Take every line from the material that has the word "with" in it.
— Start Data shown —
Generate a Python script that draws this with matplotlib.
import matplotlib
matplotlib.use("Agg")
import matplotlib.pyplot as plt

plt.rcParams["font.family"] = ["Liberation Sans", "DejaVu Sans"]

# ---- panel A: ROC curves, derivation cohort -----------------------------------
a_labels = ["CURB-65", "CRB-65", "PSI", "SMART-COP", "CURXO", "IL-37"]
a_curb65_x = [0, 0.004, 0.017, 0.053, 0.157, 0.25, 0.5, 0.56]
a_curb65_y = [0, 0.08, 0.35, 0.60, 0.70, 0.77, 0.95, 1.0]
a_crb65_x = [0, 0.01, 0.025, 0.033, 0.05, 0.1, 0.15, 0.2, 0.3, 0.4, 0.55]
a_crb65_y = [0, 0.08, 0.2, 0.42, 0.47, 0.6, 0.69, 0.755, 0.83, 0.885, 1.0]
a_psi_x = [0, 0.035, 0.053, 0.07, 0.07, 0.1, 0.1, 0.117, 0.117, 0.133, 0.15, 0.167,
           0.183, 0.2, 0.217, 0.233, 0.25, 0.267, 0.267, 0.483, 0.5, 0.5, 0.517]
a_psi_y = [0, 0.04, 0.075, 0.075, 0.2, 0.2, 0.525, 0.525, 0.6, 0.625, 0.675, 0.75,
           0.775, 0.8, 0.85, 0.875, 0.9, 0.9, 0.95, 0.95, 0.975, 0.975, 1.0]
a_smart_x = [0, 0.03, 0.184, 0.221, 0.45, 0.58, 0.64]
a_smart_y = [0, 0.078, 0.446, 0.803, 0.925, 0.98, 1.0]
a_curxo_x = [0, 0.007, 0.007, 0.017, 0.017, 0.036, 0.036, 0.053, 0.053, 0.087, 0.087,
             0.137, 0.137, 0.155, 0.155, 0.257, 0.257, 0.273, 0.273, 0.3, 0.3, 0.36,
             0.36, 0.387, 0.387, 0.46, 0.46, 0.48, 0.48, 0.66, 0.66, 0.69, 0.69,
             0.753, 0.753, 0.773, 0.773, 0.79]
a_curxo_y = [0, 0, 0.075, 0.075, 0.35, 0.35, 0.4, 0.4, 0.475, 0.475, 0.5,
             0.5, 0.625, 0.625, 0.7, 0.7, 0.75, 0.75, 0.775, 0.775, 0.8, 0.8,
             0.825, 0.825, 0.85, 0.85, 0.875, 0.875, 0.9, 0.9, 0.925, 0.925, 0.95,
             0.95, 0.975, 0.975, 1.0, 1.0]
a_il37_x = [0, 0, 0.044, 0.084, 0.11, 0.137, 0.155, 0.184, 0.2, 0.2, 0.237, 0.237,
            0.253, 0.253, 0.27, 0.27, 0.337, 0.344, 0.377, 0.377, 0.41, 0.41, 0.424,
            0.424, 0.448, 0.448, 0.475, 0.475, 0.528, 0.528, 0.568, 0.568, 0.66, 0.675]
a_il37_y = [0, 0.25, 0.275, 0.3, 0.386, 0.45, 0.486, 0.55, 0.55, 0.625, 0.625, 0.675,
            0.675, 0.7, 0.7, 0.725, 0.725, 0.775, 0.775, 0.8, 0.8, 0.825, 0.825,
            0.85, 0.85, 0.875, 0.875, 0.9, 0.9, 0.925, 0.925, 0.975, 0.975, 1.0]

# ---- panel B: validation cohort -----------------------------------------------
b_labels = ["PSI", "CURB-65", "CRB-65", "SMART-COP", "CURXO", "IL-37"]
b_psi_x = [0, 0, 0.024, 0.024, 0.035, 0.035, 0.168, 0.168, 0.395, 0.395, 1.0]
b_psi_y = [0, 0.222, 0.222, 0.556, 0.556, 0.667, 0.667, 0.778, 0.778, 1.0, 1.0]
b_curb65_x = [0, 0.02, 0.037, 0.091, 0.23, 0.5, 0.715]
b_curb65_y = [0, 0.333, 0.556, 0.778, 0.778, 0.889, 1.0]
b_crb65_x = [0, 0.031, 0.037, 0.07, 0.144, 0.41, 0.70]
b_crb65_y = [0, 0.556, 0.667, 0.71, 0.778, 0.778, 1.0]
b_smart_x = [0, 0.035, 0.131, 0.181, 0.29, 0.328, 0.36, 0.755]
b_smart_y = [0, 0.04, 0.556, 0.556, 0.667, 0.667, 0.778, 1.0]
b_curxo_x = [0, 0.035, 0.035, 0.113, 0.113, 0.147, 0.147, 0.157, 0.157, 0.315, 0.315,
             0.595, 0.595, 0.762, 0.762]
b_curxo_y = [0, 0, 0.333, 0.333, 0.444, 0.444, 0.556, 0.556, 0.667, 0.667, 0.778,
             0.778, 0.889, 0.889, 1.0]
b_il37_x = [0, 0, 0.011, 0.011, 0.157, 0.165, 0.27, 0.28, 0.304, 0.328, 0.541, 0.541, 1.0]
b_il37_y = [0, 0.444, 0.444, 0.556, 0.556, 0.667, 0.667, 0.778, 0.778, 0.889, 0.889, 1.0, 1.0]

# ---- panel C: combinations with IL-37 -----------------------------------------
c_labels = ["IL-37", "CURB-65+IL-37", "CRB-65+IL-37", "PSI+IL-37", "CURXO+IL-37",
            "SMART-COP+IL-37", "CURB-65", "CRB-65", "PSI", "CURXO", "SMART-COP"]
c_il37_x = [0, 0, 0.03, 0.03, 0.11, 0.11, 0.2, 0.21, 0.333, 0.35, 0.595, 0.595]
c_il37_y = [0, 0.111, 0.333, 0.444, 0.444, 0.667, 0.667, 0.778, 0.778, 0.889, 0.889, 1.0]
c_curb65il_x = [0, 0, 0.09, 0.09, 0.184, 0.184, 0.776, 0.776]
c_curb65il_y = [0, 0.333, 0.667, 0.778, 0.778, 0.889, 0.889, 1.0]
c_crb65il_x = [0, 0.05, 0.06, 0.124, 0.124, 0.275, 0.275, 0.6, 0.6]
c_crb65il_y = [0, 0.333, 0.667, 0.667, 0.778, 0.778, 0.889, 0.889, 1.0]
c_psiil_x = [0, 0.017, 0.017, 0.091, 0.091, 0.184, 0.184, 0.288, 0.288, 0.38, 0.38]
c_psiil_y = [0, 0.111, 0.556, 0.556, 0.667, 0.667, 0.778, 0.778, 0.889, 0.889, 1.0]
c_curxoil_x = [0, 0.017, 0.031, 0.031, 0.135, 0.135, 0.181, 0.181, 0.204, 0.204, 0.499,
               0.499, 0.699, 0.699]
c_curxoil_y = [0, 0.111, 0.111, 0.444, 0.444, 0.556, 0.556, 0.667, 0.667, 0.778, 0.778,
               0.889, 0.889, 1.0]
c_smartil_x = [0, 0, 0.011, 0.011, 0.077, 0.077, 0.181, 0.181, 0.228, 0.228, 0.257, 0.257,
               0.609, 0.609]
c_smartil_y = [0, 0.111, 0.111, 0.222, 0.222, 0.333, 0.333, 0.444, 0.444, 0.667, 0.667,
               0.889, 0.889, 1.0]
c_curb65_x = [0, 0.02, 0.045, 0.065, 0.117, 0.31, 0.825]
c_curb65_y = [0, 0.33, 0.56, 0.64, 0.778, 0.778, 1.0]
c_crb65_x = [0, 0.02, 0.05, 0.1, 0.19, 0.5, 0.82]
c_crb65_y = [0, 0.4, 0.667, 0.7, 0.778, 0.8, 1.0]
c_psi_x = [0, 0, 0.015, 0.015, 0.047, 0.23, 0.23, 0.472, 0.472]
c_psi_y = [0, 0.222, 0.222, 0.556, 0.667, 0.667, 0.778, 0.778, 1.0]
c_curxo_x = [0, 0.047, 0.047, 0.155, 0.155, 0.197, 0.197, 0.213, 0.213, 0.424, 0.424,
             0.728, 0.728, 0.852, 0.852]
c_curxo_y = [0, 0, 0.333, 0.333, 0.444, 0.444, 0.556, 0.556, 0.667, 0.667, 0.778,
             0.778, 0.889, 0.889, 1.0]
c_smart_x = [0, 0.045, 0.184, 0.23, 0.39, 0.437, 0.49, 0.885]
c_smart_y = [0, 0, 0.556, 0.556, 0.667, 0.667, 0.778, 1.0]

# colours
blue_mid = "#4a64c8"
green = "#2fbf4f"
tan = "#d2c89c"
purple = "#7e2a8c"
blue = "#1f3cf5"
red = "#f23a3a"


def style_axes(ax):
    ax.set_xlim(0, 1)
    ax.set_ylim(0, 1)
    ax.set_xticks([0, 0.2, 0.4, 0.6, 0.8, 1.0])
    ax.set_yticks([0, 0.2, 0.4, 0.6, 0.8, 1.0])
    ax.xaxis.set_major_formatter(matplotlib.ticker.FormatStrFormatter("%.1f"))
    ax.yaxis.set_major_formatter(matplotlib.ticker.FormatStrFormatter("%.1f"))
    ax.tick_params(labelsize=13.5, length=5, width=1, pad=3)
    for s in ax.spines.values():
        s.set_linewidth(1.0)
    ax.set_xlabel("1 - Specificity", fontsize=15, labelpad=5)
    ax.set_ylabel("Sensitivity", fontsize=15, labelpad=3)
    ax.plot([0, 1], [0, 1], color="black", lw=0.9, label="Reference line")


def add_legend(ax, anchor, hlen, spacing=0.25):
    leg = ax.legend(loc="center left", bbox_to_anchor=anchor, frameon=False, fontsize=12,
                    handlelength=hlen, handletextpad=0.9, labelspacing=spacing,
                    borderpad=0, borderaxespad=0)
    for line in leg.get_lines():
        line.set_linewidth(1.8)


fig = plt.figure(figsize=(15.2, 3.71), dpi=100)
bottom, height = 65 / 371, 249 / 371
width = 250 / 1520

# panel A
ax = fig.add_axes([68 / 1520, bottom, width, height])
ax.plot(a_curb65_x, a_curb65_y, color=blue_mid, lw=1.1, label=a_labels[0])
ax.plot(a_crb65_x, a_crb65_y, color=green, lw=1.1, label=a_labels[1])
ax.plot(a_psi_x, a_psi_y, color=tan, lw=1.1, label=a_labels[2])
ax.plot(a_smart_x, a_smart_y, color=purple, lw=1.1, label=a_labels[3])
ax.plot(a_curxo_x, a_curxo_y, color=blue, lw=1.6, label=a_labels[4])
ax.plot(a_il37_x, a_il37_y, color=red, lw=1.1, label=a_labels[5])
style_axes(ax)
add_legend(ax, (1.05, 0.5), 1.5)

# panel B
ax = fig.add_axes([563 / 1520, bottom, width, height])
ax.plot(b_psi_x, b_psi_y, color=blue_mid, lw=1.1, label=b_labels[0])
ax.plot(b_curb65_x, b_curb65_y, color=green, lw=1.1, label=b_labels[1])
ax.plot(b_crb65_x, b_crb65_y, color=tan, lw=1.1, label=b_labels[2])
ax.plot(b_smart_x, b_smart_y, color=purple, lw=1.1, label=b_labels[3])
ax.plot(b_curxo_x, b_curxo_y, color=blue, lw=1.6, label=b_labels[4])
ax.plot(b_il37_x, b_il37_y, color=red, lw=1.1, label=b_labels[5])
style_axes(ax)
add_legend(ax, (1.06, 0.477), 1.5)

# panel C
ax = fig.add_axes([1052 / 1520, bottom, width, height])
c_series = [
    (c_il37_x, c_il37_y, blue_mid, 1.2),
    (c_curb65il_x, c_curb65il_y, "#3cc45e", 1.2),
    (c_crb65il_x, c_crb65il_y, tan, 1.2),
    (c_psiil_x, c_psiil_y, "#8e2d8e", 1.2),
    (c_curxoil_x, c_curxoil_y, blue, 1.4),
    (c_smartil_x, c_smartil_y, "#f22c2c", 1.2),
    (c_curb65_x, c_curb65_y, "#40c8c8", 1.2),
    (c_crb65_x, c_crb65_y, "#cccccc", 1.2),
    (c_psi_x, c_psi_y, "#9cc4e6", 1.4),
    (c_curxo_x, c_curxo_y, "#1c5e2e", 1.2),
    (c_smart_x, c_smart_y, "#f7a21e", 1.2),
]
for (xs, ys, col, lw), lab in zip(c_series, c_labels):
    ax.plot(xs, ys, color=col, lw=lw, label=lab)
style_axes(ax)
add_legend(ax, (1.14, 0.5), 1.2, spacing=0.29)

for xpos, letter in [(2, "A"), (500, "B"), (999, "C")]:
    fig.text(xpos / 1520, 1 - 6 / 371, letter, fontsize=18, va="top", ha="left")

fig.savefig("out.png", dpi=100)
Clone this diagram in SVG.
— End Data shown —
◆ **Result of the task**
Generate a Python script that draws this with matplotlib.
# ---- panel C: combinations with IL-37 -----------------------------------------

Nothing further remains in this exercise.